This week’s release of the sunshine list also raises the issue of how health care executives are compensated.
As part of the government’s quality improvement plan, as of April 1st CEO salaries will be linked to performance on quality indicators such as progress on wait times and their ability to balance a budget.
However, in the recent budget the government also announced a plan to cut 10 per cent off executive salaries over the next two years.
Not surprisingly, Ontario Hospital Association President Tom Closson told the Globe and Mail that “government policies are colliding with each other. We haven’t even implemented the quality improvement plan and the pay for performance within it, and now we have another idea piled on.”

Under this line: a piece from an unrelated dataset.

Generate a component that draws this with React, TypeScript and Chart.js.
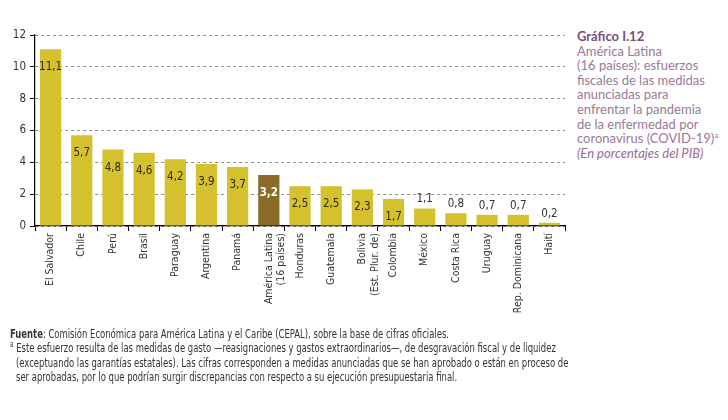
import React, { useEffect, useLayoutEffect, useRef } from "react";
import { Chart, registerables } from "chart.js";

Chart.register(...registerables);

const categories: (string | string[])[] = [
  "El Salvador", "Chile", "Perú", "Brasil", "Paraguay", "Argentina", "Panamá",
  ["América Latina", "(16 países)"], "Honduras", "Guatemala", ["Bolivia", "(Est. Plur. de)"],
  "Colombia", "México", "Costa Rica", "Uruguay", "Rep. Dominicana", "Haití",
];
const values = [11.1, 5.7, 4.8, 4.6, 4.2, 3.9, 3.7, 3.2, 2.5, 2.5, 2.3, 1.7, 1.1, 0.8, 0.7, 0.7, 0.2];
const highlightIndex = 7;
const yTicks = [0, 2, 4, 6, 8, 10, 12];

const titleLines = [
  "América Latina",
  "(16 países): esfuerzos",
  "fiscales de las medidas",
  "anunciadas para",
  "enfrentar la pandemia",
  "de la enfermedad por",
];
const footerSource = ": Comisión Económica para América Latina y el Caribe (CEPAL), sobre la base de cifras oficiales.";
const footnoteLines = [
  "Este esfuerzo resulta de las medidas de gasto —reasignaciones y gastos extraordinarios—, de desgravación fiscal y de liquidez",
  "(exceptuando las garantías estatales). Las cifras corresponden a medidas anunciadas que se han aprobado o están en proceso de",
  "ser aprobadas, por lo que podrían surgir discrepancias con respecto a su ejecución presupuestaria final.",
];

const YELLOW = "#D5C12E";
const DARK = "#8B6B28";
const NARROW = "'Liberation Sans Narrow', 'DejaVu Sans Condensed', 'Roboto', sans-serif";

const labelPlugin = {
  id: "barLabels",
  afterDatasetsDraw(chart: any) {
    const ctx = chart.ctx;
    const meta = chart.getDatasetMeta(0);
    meta.data.forEach((bar: any, i: number) => {
      const v = values[i];
      const txt = v.toFixed(1).replace(".", ",");
      ctx.save();
      ctx.textAlign = "center";
      ctx.textBaseline = "middle";
      if (i === highlightIndex) {
        ctx.font = `bold 11.5px ${NARROW}`;
        ctx.fillStyle = "#ffffff";
        ctx.fillText(txt, bar.x, bar.y + 18);
      } else if (v >= 1.5) {
        ctx.font = `11.5px ${NARROW}`;
        ctx.fillStyle = "#2e2c14";
        ctx.fillText(txt, bar.x, bar.y + 18);
      } else {
        ctx.font = `11.5px ${NARROW}`;
        ctx.fillStyle = "#333333";
        ctx.fillText(txt, bar.x, bar.y - 9);
      }
      ctx.restore();
    });
  },
};

export default function App() {
  const ref = useRef<HTMLCanvasElement | null>(null);
  const footRef = useRef<HTMLDivElement | null>(null);

  useLayoutEffect(() => {
    const el = footRef.current;
    if (!el) return;
    const lines = Array.from(el.querySelectorAll<HTMLElement>("[data-line]"));
    const first = lines[0];
    if (!first) return;
    const w = first.getBoundingClientRect().width;
    const s = w > 0 ? 439 / w : 1;
    lines.forEach((l) => {
      l.style.transform = `scaleX(${s})`;
    });
  }, []);

  useEffect(() => {
    if (!ref.current) return;
    const chart = new Chart(ref.current, {
      type: "bar",
      data: {
        labels: categories,
        datasets: [
          {
            data: values,
            backgroundColor: values.map((_, i) => (i === highlightIndex ? DARK : YELLOW)),
            categoryPercentage: 1,
            barPercentage: 0.68,
          },
        ],
      },
      options: {
        responsive: false,
        animation: false,
        layout: { padding: { top: 35, right: 10, left: 0, bottom: 0 } },
        plugins: { legend: { display: false }, tooltip: { enabled: false } },
        scales: {
          x: {
            grid: {
              offset: true,
              drawOnChartArea: false,
              drawTicks: true,
              tickLength: 5,
              tickColor: "#000",
            },
            border: { color: "#000", width: 1.2 },
            ticks: {
              autoSkip: false,
              maxRotation: 90,
              minRotation: 90,
              padding: 2,
              color: "#333",
              font: { family: NARROW, size: 10.5 },
            },
            afterFit(scale: any) {
              scale.height = 104;
            },
          },
          y: {
            min: 0,
            max: 12,
            afterBuildTicks(scale: any) {
              scale.ticks = yTicks.map((v) => ({ value: v }));
            },
            grid: {
              color: "#8a8a8a",
              lineWidth: 1,
              drawTicks: true,
              tickLength: 5,
              tickColor: "#000",
            },
            border: { color: "#000", width: 1.2, dash: [3, 3] },
            ticks: {
              padding: 4,
              color: "#333",
              font: { family: NARROW, size: 11.5 },
            },
            afterFit(scale: any) {
              scale.width = 35;
            },
          },
        },
      },
      plugins: [labelPlugin],
    });
    return () => chart.destroy();
  }, []);

  const titleColor = "#9a7a98";
  const lineStyle: React.CSSProperties = {
    display: "inline-block",
    whiteSpace: "nowrap",
    transformOrigin: "0 0",
  };
  return (
    <div style={{ position: "absolute", left: 0, top: 0, width: 728, height: 420, background: "#fff", overflow: "hidden" }}>
      <canvas ref={ref} width={575} height={330} style={{ position: "absolute", left: 0, top: 0 }} />
      <div
        style={{
          position: "absolute",
          left: 577,
          top: 29,
          width: 150,
          fontFamily: "Lato, 'Open Sans', sans-serif",
          fontSize: 13,
          lineHeight: "14.6px",
          color: titleColor,
        }}
      >
        <div style={{ fontWeight: 700, color: "#7c4d7b" }}>Gráfico I.12</div>
        {titleLines.map((t) => (
          <div key={t}>{t}</div>
        ))}
        <div>
          coronavirus (COVID-19)<sup style={{ fontSize: 8, lineHeight: 0 }}>a</sup>
        </div>
        <div style={{ fontStyle: "italic", color: "#9a6a98" }}>(En porcentajes del PIB)</div>
      </div>
      <div
        ref={footRef}
        style={{
          position: "absolute",
          left: 10,
          top: 327,
          width: 700,
          fontFamily: NARROW,
          fontSize: 12,
          lineHeight: "14.3px",
          color: "#333",
        }}
      >
        <div style={{ height: 14.3 }}>
          <span data-line="1" style={lineStyle}>
            <b>Fuente</b>
            {footerSource}
          </span>
        </div>
        <div style={{ height: 14.3 }}>
          <span data-line="2" style={lineStyle}>
            <sup style={{ fontSize: 8, lineHeight: 0 }}>a</sup> {footnoteLines[0]}
          </span>
        </div>
        <div style={{ height: 14.3, paddingLeft: 6 }}>
          <span data-line="3" style={lineStyle}>{footnoteLines[1]}</span>
        </div>
        <div style={{ height: 14.3, paddingLeft: 6 }}>
          <span data-line="4" style={lineStyle}>{footnoteLines[2]}</span>
        </div>
      </div>
    </div>
  );
}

At the Ottawa Hospital, the number of employees on the sunshine list actually went into considerable decline from the previous year. In 2010 292 employees made the list, down from 349 the year before. The hospital says that virtually the entire senior management group reporter smaller earnings. That includes CEO Dr. Jack Kitts – his salary dropped by $21,000. However, Dr. Kitts should still be able to pay his Cable bill on $642,000 per year.
Kitts doesn’t take the distinction of having the biggest paycheque, that honour remains with Dr. Robert Bell, CEO of Toronto’s University Health Network. Bell’s compensation in 2010 remains unchanged from the previous year at $753,992.